Dataset rows

■ ■ ■ ■ ■

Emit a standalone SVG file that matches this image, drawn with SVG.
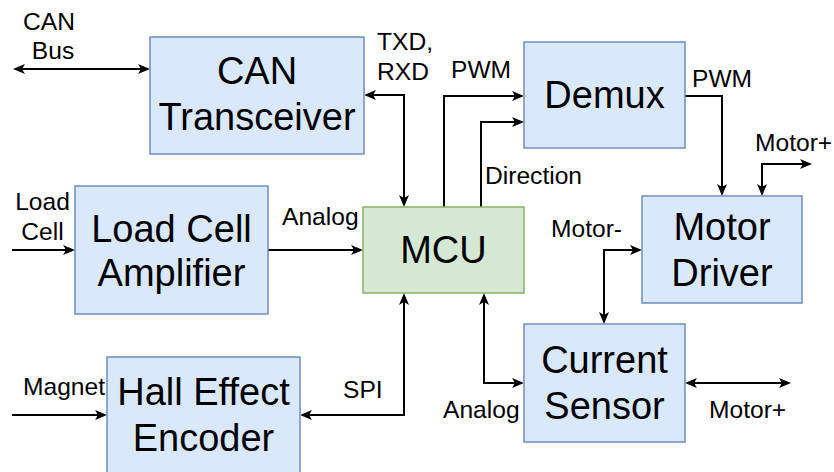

■ ■ ■ ■ ■

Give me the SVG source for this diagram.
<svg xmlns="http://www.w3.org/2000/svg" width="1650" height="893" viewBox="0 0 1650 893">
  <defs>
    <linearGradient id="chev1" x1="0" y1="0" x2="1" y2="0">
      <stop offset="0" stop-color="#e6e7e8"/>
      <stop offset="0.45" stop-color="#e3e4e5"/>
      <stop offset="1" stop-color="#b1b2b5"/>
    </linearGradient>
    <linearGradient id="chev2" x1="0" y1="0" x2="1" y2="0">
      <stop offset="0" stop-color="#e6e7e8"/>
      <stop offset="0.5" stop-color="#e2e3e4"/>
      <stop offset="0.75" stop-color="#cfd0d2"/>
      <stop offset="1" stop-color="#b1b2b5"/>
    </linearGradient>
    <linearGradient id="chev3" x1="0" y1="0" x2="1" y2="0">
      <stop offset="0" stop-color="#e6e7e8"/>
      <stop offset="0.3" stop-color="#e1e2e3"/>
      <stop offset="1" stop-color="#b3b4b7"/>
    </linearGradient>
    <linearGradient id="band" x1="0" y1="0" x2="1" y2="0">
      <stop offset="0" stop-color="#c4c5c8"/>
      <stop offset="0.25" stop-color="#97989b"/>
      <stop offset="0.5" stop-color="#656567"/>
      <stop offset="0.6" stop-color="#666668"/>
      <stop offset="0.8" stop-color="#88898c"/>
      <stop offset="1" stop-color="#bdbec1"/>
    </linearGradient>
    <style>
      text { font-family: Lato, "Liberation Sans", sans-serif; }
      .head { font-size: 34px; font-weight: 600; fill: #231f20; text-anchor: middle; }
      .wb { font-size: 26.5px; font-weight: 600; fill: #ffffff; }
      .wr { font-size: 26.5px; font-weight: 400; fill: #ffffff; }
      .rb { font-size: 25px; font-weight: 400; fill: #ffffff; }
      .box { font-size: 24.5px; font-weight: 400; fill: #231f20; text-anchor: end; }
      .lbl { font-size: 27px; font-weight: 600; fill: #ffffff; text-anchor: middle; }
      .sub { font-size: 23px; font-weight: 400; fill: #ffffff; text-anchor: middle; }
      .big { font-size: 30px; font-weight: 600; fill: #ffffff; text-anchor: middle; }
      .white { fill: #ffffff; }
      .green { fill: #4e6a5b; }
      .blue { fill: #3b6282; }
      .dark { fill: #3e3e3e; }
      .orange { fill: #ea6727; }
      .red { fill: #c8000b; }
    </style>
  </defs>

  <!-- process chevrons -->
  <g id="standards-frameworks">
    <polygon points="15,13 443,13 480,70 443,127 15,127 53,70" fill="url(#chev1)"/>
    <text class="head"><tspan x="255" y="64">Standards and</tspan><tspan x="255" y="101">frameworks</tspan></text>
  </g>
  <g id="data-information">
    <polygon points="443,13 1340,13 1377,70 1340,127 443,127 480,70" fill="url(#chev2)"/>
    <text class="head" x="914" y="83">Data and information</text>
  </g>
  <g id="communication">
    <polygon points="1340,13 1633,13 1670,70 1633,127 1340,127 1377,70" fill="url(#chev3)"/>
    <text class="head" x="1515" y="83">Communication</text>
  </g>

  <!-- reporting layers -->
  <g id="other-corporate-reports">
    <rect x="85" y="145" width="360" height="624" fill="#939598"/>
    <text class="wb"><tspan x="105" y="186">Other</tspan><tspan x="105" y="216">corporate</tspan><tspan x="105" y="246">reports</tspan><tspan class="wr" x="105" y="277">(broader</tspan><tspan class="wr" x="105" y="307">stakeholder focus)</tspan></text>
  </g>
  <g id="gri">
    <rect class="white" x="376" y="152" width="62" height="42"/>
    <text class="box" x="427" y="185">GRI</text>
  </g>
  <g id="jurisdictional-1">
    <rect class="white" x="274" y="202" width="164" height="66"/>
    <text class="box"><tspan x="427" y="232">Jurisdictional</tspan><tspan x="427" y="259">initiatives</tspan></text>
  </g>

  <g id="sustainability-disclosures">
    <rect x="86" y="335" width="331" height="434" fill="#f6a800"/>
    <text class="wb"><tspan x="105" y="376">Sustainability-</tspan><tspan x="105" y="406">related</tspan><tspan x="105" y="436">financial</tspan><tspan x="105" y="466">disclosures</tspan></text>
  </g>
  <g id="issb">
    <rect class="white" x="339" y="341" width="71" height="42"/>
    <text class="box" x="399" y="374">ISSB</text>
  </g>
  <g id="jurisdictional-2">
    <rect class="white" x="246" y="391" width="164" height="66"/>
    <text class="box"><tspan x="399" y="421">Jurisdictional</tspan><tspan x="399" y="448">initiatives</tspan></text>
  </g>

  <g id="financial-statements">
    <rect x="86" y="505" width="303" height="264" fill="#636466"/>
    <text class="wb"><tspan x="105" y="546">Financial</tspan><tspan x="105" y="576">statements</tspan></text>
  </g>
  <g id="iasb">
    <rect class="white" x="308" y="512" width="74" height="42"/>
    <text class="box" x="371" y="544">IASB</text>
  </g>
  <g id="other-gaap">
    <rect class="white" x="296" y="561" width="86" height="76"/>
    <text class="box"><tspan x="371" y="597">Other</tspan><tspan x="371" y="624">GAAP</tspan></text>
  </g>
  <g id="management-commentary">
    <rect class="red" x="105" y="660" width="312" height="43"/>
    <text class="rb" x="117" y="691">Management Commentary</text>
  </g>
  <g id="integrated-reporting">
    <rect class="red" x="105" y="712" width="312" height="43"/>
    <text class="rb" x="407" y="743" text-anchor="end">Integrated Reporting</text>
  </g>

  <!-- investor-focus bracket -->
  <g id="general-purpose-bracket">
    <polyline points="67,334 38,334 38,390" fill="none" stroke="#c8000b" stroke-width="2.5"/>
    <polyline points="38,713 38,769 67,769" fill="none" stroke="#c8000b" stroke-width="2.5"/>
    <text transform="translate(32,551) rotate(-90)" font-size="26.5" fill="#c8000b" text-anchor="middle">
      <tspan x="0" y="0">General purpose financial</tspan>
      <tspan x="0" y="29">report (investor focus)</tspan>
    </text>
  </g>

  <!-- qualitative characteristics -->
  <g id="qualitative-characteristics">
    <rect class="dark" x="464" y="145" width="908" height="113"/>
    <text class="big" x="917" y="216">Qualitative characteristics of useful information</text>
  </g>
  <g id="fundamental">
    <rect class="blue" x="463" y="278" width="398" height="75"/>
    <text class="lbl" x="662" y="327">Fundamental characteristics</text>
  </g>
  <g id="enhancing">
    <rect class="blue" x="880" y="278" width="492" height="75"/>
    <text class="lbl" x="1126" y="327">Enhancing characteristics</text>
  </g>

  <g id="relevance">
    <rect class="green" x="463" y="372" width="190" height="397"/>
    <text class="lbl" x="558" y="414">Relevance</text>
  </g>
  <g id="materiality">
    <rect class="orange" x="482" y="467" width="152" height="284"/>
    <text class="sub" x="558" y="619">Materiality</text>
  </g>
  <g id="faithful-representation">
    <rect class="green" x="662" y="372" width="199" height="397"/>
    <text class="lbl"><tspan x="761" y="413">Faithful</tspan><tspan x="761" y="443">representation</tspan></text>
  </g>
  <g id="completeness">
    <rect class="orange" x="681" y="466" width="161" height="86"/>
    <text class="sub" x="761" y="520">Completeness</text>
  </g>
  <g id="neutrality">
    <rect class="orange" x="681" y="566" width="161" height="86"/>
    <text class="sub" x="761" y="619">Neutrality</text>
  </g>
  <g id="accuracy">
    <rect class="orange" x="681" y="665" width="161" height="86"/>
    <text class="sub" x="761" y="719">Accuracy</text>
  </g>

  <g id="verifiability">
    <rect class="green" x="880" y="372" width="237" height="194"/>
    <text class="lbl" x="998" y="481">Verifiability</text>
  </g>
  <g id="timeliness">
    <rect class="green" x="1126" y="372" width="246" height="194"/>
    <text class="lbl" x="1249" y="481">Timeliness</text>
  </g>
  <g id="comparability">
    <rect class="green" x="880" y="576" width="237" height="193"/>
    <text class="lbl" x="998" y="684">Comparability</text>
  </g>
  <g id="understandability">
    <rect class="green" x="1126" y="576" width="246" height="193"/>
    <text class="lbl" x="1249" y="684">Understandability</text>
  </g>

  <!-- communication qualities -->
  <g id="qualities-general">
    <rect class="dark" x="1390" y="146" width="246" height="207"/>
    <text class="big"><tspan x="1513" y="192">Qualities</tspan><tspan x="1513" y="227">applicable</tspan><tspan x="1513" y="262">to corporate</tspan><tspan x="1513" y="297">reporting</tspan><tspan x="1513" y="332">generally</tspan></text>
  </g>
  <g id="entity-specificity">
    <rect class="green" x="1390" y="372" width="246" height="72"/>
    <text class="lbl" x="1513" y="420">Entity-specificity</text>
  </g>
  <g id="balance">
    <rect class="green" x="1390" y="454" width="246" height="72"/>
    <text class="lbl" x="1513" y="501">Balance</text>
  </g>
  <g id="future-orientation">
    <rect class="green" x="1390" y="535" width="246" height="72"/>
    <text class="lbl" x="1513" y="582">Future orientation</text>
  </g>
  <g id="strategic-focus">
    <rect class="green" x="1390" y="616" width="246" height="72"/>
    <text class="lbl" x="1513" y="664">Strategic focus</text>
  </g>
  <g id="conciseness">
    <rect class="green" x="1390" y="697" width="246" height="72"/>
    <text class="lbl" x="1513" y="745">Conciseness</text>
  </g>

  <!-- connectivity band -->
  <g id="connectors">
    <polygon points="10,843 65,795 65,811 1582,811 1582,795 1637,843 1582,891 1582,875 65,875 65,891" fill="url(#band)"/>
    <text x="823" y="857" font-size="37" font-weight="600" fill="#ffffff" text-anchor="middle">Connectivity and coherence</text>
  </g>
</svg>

■ ■ ■ ■ ■

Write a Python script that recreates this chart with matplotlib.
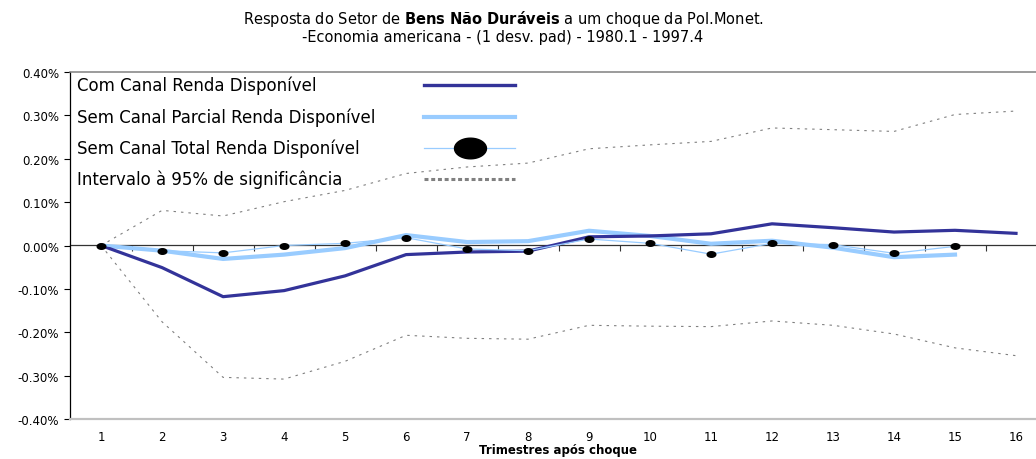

■ ■ ■ ■ ■

Task description
Check each line of the entries for the string "with". Copy the lines that have it.

Solved problem
Emit a standalone SVG file that matches this image, drawn with SVG.
Write a Python script that recreates this chart with matplotlib.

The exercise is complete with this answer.